In these situations, organizations rely on human labelers to provide the enormous amounts of training data needed for a classifier, a task that can take months and cost hundreds of thousands of dollars, especially when subject matter experts are required. Learning from the organization’s own data and domain-specific terminology, Jaxon can generate this training data using only 1% of ground truth labels and works dramatically faster than human annotators, saving on both time and cost.
Recommenders based on collaborative filtering compare object profiles for similarities. Theoretically, the closer two users are to each other profile-wise, the more likely it is that they will prefer the same products. Inversely, the closer two products are to each other, the more probable it is that a user who likes one product will like the second one.

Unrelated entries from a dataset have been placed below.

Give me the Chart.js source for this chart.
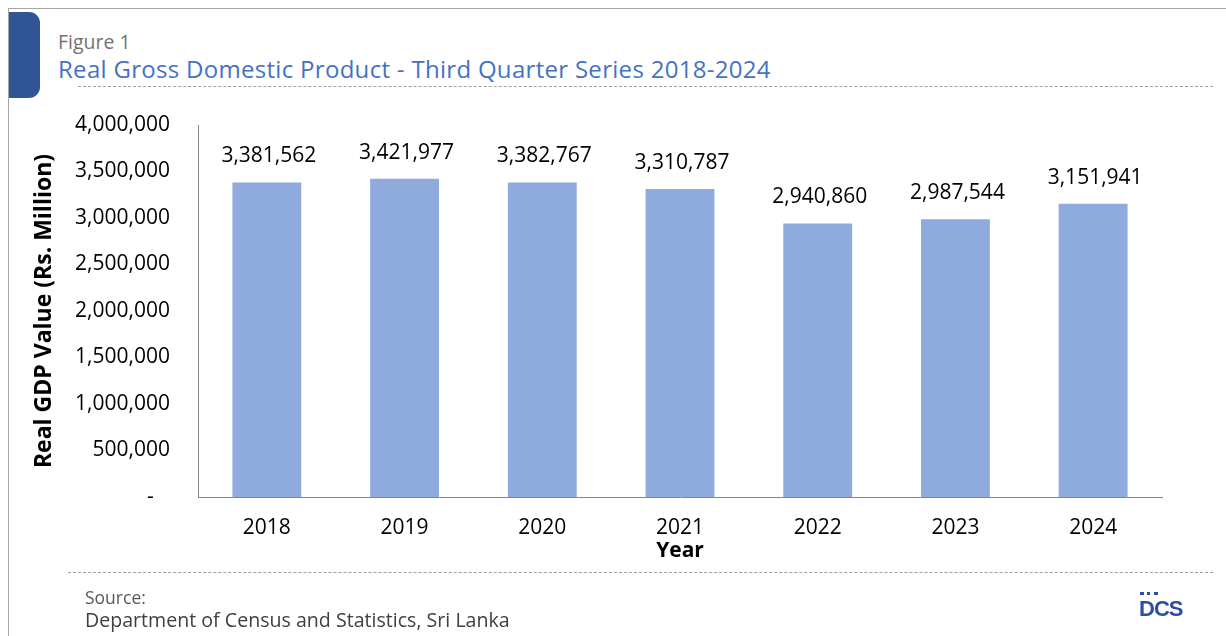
<!DOCTYPE html>
<html>
<head>
<meta charset="utf-8">
<script src="https://cdn.jsdelivr.net/npm/chart.js@4.4.0/dist/chart.umd.min.js"></script>
<style>
  html, body { margin: 0; padding: 0; background: #fff; }
  body { width: 1226px; height: 636px; position: relative; overflow: hidden; font-family: "Open Sans", sans-serif; }
  .frame-top { position: absolute; left: 8px; top: 8px; right: 0; border-top: 1px solid #a6a6a6; }
  .frame-left { position: absolute; left: 8px; top: 8px; bottom: 0; border-left: 1px solid #a6a6a6; }
  .tab { position: absolute; left: 9px; top: 12px; width: 31px; height: 86px; background: #2f5597; border-radius: 0 11px 11px 0; }
  .fig { position: absolute; left: 58px; top: 28px; font-size: 19.5px; color: #767171; }
  .title { position: absolute; left: 58px; top: 52px; font-size: 24px; letter-spacing: 0.3px; color: #4472c4; white-space: nowrap; }
  .dash-top { position: absolute; left: 78px; top: 86px; width: 1135px; border-top: 1.5px dashed #a0a0a0; }
  .dash-bot { position: absolute; left: 68px; top: 572px; width: 1145px; border-top: 1px dashed #a0a0a0; }
  .src1 { position: absolute; left: 85px; top: 585px; font-size: 17.5px; color: #595959; }
  .src2 { position: absolute; left: 85px; top: 606px; font-size: 19.6px; color: #404040; }
  .logo { position: absolute; left: 1139px; top: 590px; color: #2b4ea6; font: bold 22px "Liberation Sans", sans-serif; letter-spacing: -1px; }
  .logo .dots { position: absolute; left: 1px; top: 2px; width: 18px; border-top: 3px dotted #2b4ea6; }
  #wrap { position: absolute; left: 0; top: 0; width: 1226px; height: 636px; }
</style>
</head>
<body>
<div class="frame-top"></div>
<div class="frame-left"></div>
<div class="tab"></div>
<div class="fig">Figure 1</div>
<div class="title">Real Gross Domestic Product - Third Quarter Series 2018-2024</div>
<div class="dash-top"></div>
<div id="wrap"><canvas id="chart"></canvas></div>
<div class="dash-bot"></div>
<div class="src1">Source:</div>
<div class="src2">Department of Census and Statistics, Sri Lanka</div>
<div class="logo"><span class="dots"></span><span style="position:relative;top:6px">DCS</span></div>
<script>
const years = ['2018', '2019', '2020', '2021', '2022', '2023', '2024'];
const gdpValues = [3381562, 3421977, 3382767, 3310787, 2940860, 2987544, 3151941];
const yTicks = [0, 500000, 1000000, 1500000, 2000000, 2500000, 3000000, 3500000, 4000000];

const fmt = n => n.toLocaleString('en-US');

// value labels above each bar
const valueLabels = {
  id: 'valueLabels',
  afterDatasetsDraw(chart) {
    const ctx = chart.ctx;
    const meta = chart.getDatasetMeta(0);
    ctx.save();
    ctx.font = '21px "Open Sans", sans-serif';
    ctx.fillStyle = '#000';
    ctx.textAlign = 'center';
    ctx.textBaseline = 'middle';
    meta.data.forEach((bar, i) => {
      ctx.fillText(fmt(gdpValues[i]), bar.x + 2, bar.y - 26);
    });
    ctx.restore();
  }
};

new Chart(document.getElementById('chart'), {
  type: 'bar',
  data: {
    labels: years,
    datasets: [{
      data: gdpValues,
      backgroundColor: '#8faadc',
      borderWidth: 0,
      categoryPercentage: 1,
      barPercentage: 0.5
    }]
  },
  options: {
    responsive: true,
    maintainAspectRatio: false,
    animation: false,
    layout: { padding: { top: 125, left: 20, right: 64, bottom: 69 } },
    plugins: { legend: { display: false }, tooltip: { enabled: false } },
    scales: {
      x: {
        grid: { display: false, drawTicks: false },
        border: { color: '#868686', width: 1 },
        ticks: { color: '#000', font: { family: 'Open Sans', size: 21 }, padding: 18 },
        title: { display: true, text: 'Year', color: '#000', font: { family: 'Open Sans', size: 21, weight: 'bold' }, padding: { top: 0, bottom: 3 } },
        afterFit(scale) { scale.height = 70; }
      },
      y: {
        min: 0,
        max: 4000000,
        afterBuildTicks(scale) { scale.ticks = yTicks.map(v => ({ value: v })); },
        grid: { display: false, drawTicks: false },
        border: { color: '#868686', width: 1 },
        ticks: {
          color: '#000',
          font: { family: 'Open Sans', size: 21 },
          padding: 28,
          callback: v => v === 0 ? '-   ' : fmt(v)
        },
        title: { display: true, text: 'Real GDP Value (Rs. Million)', color: '#000', font: { family: 'Open Sans', size: 23, weight: 'bold' }, padding: { top: 11, bottom: 0 } },
        afterFit(scale) { scale.width = 178; }
      }
    }
  },
  plugins: [valueLabels]
});
</script>
</body>
</html>
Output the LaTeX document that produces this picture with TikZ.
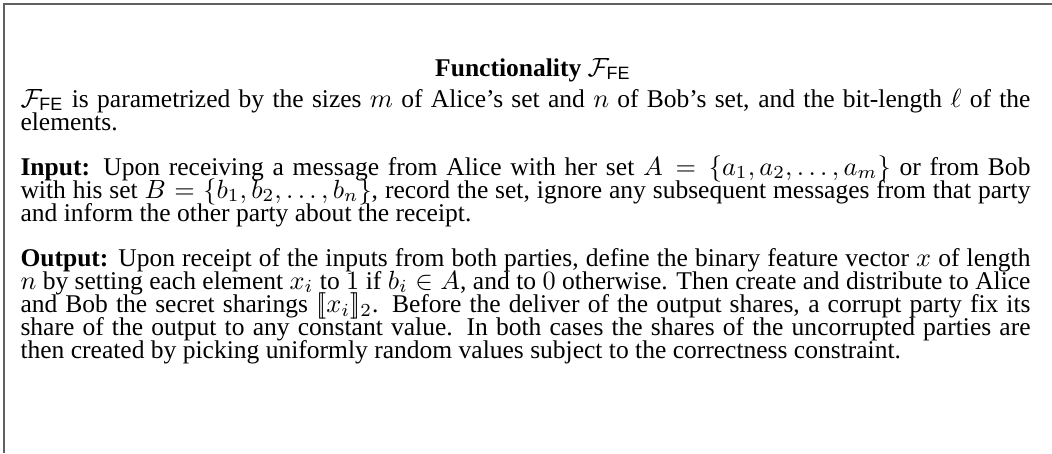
\documentclass[tikz,border=0pt]{standalone}
\usepackage{fontspec}
\setmainfont{Liberation Serif}
\setsansfont{Liberation Sans}
\newcommand\boxtext[1]{\parbox[t]{383.8pt}{\fontsize{9.7pt}{8.75pt}\selectfont\lineskiplimit=-20pt\relax #1}}
\begin{document}
\begin{tikzpicture}[x=0.38pt,y=-0.38pt,
  frameline/.style={draw=black!62, line width=0.65pt},
  titletext/.style={anchor=base, inner sep=0pt, font=\fontsize{9.7pt}{8.75pt}\selectfont},
  para/.style={anchor=base west, inner sep=0pt}]
\useasboundingbox (0,0) rectangle (1052,453);
\draw[frameline] (1052,4.2) -- (4.2,4.2) -- (4.2,453);
\node[titletext] (title) at (533,76) {\textbf{Functionality} $\mathcal{F}_{\mathsf{FE}}$};
\node[para] (p1) at (20,107) {\boxtext{$\mathcal{F}_{\mathsf{FE}}$ is parametrized by the sizes $m$ of Alice's set and $n$ of Bob's set, and the bit-length $\ell$ of the\linebreak elements.}};
\node[para] (p2) at (20,175) {\boxtext{\textbf{Input:} Upon receiving a message from Alice with her set $A=\{a_1,a_2,\dots,a_m\}$ or from Bob\linebreak with his set $B=\{b_1,b_2,\dots,b_n\}$, record the set, ignore any subsequent messages from that party\linebreak and inform the other party about the receipt.}};
\node[para] (p3) at (20,266) {\boxtext{\textbf{Output:} Upon receipt of the inputs from both parties, define the binary feature vector $x$ of length\linebreak $n$ by setting each element $x_i$ to $1$ if $b_i\in A$, and to $0$ otherwise. Then create and distribute to Alice\linebreak and Bob the secret sharings $[\![x_i]\!]_2$. Before the deliver of the output shares, a corrupt party fix its\linebreak share of the output to any constant value. In both cases the shares of the uncorrupted parties are\linebreak then created by picking uniformly random values subject to the correctness constraint.}};
\end{tikzpicture}
\end{document}
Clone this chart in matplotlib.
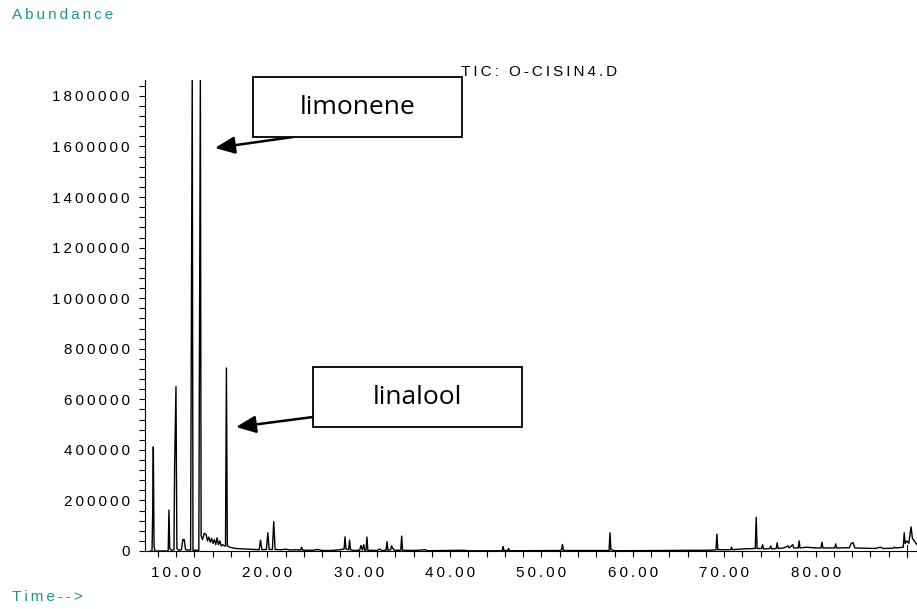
import numpy as np
import matplotlib
matplotlib.use("Agg")
import matplotlib.pyplot as plt
from matplotlib.patches import Rectangle

# chromatogram trace (retention time in min, abundance)
time_min = [7.20, 7.38, 7.45, 7.52, 7.60, 7.70,
            9.00, 9.15, 9.23, 9.32, 9.50,
            9.78, 9.85, 10.00, 10.10, 10.30,
            10.60, 10.75, 10.90, 11.05,
            11.60, 11.78, 11.86,
            12.50, 12.67, 12.75,
            12.90, 13.10, 13.30, 13.45, 13.60, 13.75, 13.90, 14.05, 14.20, 14.35,
            14.50, 14.65, 14.80, 14.95, 15.10, 15.30,
            15.42, 15.52, 15.62, 15.90, 16.50, 17.50, 18.50,
            19.10, 19.25, 19.40, 19.90, 20.05, 20.20, 20.55, 20.70, 20.85,
            21.50, 22.00, 22.50, 23.00, 23.65, 23.75, 23.85, 25.00, 25.50, 26.00,
            27.00, 28.00, 28.40, 28.50, 28.60, 28.90, 29.00, 29.10, 29.50,
            30.10, 30.25, 30.40, 30.55, 30.65, 30.80, 30.90, 31.00,
            32.00, 32.30, 32.50, 33.00, 33.10, 33.20, 33.50, 33.60, 33.70, 33.90,
            34.60, 34.70, 34.80, 36.00, 37.30, 37.50, 40.00, 41.50, 42.00,
            45.70, 45.80, 45.90, 46.30, 46.40, 46.50,
            52.00, 52.20, 52.30, 52.40, 57.40, 57.50, 57.60, 58.00,
            63.00, 68.00, 69.10, 69.20, 69.30, 70.70, 70.80, 70.90, 72.00,
            73.40, 73.50, 73.60, 74.10, 74.20, 74.30, 75.00, 75.10, 75.20,
            75.70, 75.80, 75.90, 76.50, 77.00, 77.10, 77.50, 77.60,
            78.10, 78.20, 78.30, 79.00, 80.00, 80.60, 80.70, 80.80,
            82.10, 82.20, 82.30, 83.70, 83.90, 84.10, 84.30,
            86.50, 87.10, 87.40, 88.50, 88.60, 88.80,
            89.60, 89.70, 89.80, 90.00, 90.20, 90.45, 90.60, 90.80, 91.00, 91.20]
abundance = [0, 0, 150000, 412000, 20000, 0,
             0, 0, 162000, 10000, 3000,
             5000, 332000, 650000, 10000, 3000,
             5000, 45000, 45000, 5000,
             3000, 1900000, 3000,
             3000, 1900000, 60000,
             45000, 70000, 65000, 40000, 55000, 35000, 50000, 30000, 45000, 25000,
             52000, 25000, 40000, 20000, 25000, 20000,
             20000, 724000, 20000, 15000, 10000, 8000, 6000,
             5000, 43000, 5000, 6000, 72000, 6000, 6000, 116000, 6000,
             5000, 7000, 4000, 5000, 4000, 15000, 3000, 3000, 6000, 2000,
             2000, 5000, 8000, 56000, 8000, 5000, 43000, 5000, 2000,
             3000, 22000, 3000, 25000, 3000, 3000, 55000, 3000,
             2000, 8000, 2000, 3000, 37000, 3000, 5000, 20000, 12000, 3000,
             3000, 59000, 3000, 2000, 5000, 1000, 2000, 3000, 1000,
             1000, 18000, 2000, 2000, 10000, 1000,
             2000, 5000, 26000, 2000, 2000, 72000, 5000, 1000,
             2000, 3000, 4000, 67000, 5000, 5000, 15000, 5000, 8000,
             10000, 133000, 10000, 10000, 25000, 8000, 10000, 20000, 8000,
             10000, 33000, 10000, 12000, 20000, 12000, 25000, 12000,
             12000, 40000, 12000, 15000, 12000, 12000, 35000, 12000,
             12000, 28000, 12000, 13000, 30000, 33000, 12000,
             10000, 15000, 10000, 11000, 15000, 12000,
             15000, 72000, 30000, 40000, 30000, 95000, 50000, 40000, 30000, 20000]

y_ticks = [0, 200000, 400000, 600000, 800000, 1000000, 1200000, 1400000, 1600000, 1800000]
x_ticks = [10, 20, 30, 40, 50, 60, 70, 80]
x_labels = ["10.00", "20.00", "30.00", "40.00", "50.00", "60.00", "70.00", "80.00"]

TEAL = "#1e9696"
FONT = ["Liberation Sans Narrow", "Liberation Sans", "DejaVu Sans"]


def spaced(s, sep="\u2009"):
    return sep.join(s)


fig = plt.figure(figsize=(9.17, 6.09), dpi=100)
ax = fig.add_axes([145 / 917, 58 / 609, 1 - 145 / 917, (551 - 80) / 609])

ax.plot(time_min, abundance, color="black", lw=1.0)
ax.set_xlim(6.61, 91.1)
ax.set_ylim(0, 1863000)

for s in ["top", "right"]:
    ax.spines[s].set_visible(False)

ax.set_yticks(y_ticks)
ax.set_yticklabels([spaced(str(v)) for v in y_ticks], family=FONT, fontsize=11)
ax.set_yticks(np.arange(0, 1863000, 40000), minor=True)
ax.set_xticks(x_ticks)
ax.set_xticklabels([spaced(l) for l in x_labels], family=FONT, fontsize=11)
ax.set_xticks(np.arange(8, 91, 2), minor=True)
ax.tick_params(which="both", direction="out", length=4, width=0.8, pad=7)

# tick at 90 crosses the axis
ax.plot([90, 90], [-0.012, 0.012], transform=ax.get_xaxis_transform(),
        color="black", lw=0.8, clip_on=False)

fig.text(12 / 917, 1 - 19 / 609, spaced("Abundance"), color=TEAL,
         family=FONT, fontsize=11, va="baseline")
fig.text(12 / 917, 1 - 601 / 609, spaced("Time-->"), color=TEAL,
         family=FONT, fontsize=11, va="baseline")
fig.text(461 / 917, 1 - 76 / 609, spaced("TIC: O-CISIN4.D"), color="black",
         family=FONT, fontsize=11, va="baseline")

# annotation boxes (figure pixels)
boxes = [("limonene", 253, 77, (293, 137), (215, 148)),
         ("linalool", 313, 367, (313, 417), (236, 427))]
for name, bx, by, start, tip in boxes:
    fig.patches.append(Rectangle((bx / 917, 1 - (by + 60) / 609), 209 / 917, 60 / 609,
                                 transform=fig.transFigure, fill=True, fc="white",
                                 ec="black", lw=1.3))
    fig.text((bx + 104.5) / 917, 1 - (by + 31) / 609, name, family="Open Sans",
             fontsize=19, ha="center", va="center")
    ax.annotate("", xy=(tip[0] / 917, 1 - tip[1] / 609), xycoords="figure fraction",
                xytext=(start[0] / 917, 1 - start[1] / 609), textcoords="figure fraction",
                arrowprops=dict(arrowstyle="-|>,head_length=0.8,head_width=0.35",
                                mutation_scale=15, lw=1.8, color="black",
                                shrinkA=0, shrinkB=0))

fig.savefig("out.png", dpi=100)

Similarity metrics between profiles rely on readily quantifiable (and typically vectorized, at least at large scale) profile features. Any profile components that are comprised of natural language (biographies, product marketing descriptions, consumer product reviews, and so forth) present difficulty in this regard as they are less easily vectorized. Annotating these natural language profile components with Jaxon allows topical themes to emerge in a form that is straightforward to vectorize for input as training data into off-the-shelf recommendation engines.
Jaxon can train natural language understanding (NLU) models in support of chatbots and conversational AI systems. A typical NLU is a classifier that attempts to identify intents (what is a customer trying to accomplish?) and slots (easy to answer questions such as location) contained within user utterances. Training data, quickly provided by Jaxon, consists of sample utterances that are annotated to identify these intents and slots. Because Jaxon uses a company’s own data and does not require fully pre-labeled sample utterances, it is ideal for training domain-specific NLU models.
Engines providing valuable customer insight such as sentiment analysis, brand recognition, and the Voice of the Customer require large amounts of training data and sometimes fail over time as the use of language, especially on the internet, changes at a breathtaking pace. Jaxon labels identify thematic topics in provided example text, which carries enhanced predictive value for classifiers. The speed at which Jaxon can generate training data also allows the engines to be retrained over time as language change occurs.
Real-time annotation and analysis of streams such as social media posts or market news can be used to infer the occurrence of specific and specialized events. Individual events themselves may prove useful as, say, trading signals or pricing triggers, but second-order aggregations of events also carry value for trend analysis. Humans are not able to annotate text in real time at the scale needed for trend detection, but as Jaxon can handle streaming data, this type of analysis becomes possible.
In one example, an algorithmic hedge fund utilized a trading strategy that depended on “normal” market days with relatively low volatility. The presence of significant market news for their traded stocks or sectors (or related currencies, markets, etc.) represented risk factors regardless of the sentiment of that news. Event-based trend analysis allowed immediate reaction (in this case a liquidation of all trading positions) to an unusual frequency of relevant news.
Adjustment & Diversification
Although a classifier may work well in one environment, if the basic assumptions that the classifier is built on no longer apply, then the classifier will no longer perform as required. An example of this is a classifier that performs well in a ‘bear’ market, but is no longer useful in a ‘bull’ market. Jaxon provides the training data that allows the classifier to be retrained as quickly as possible as soon as an adjustment is needed.
Jaxon is also perfect for when new models are frequently required. Some such scenarios are a company expanding to different verticals or one that offers specialized services and needs to train a model for each deployment. Jaxon shortens the required training time by weeks.